Is This the Best Jewish Bakery in Brooklyn?

gombos

There was a time when Jewish bakeries in the outer boroughs were as ubiquitous as patisseries in Paris. Turn a corner, grab a babka. Walk up the street, pick up an onion board. Much like other vestiges of Old New York, they’re growing rarer by the day. Check any food forum (like chowhound.com) and you’ll see a lot of posters lamenting the Jewish bakeries of yesteryear. Many owners have retired, and, along with the clientele, moved away. All hope is not lost! On a random trek through hasidic Crown Heights, my husband and I encountered Gombo’s Heimishe Bakery. The only bakery on Kingston Avenue, the only major commerce strip in the neighborhood, the shop does brisk business.

It reminded me of one of the best Jewish bakeries I’d ever been to, Cheskie Boulangerie in Montreal, Canada.
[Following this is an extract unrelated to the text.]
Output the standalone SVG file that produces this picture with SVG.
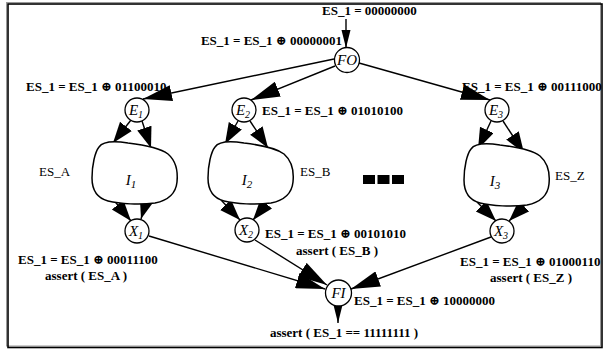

On its signage, it also describes itself as “heimishe.”

In Yiddish parlance heimishe or haimish means down-home and unpretentious. As a type of bakery, the term seems to convey an Eastern European-style pastry shop that features a variety of rustic sweets.There are a lot of Jewish desserts, like rugelach, as well as non-Jewish specific regional treats like danishes.

The chocolate danish-like pastry we sampled at Cheskie was warm, chewy–incredible–and the babka we brought back for family prompted an attempted from-scratch reconstruction.

At Gombo’s, there are nearly a dozen items that could be described as “chocolate and dough in rolled-up form.” Soft chocolate rugelach (a type popular in Israel), drier American-style chocolate rugelach covered in powdered sugar, chocolate danishes, large chocolate croissants, chocolate cigars…I think you get the idea. My favorite items were a poppy seed bun and slice of the chocolate strudel-like pastry by the counter, which is cut to order. The local kids, though, were all making a beeline for the bright glaze-covered yeast doughnuts.

Mornings or early afternoons are the best times to snag fresh pastry, and there’s a line on Fridays for their fresh challah.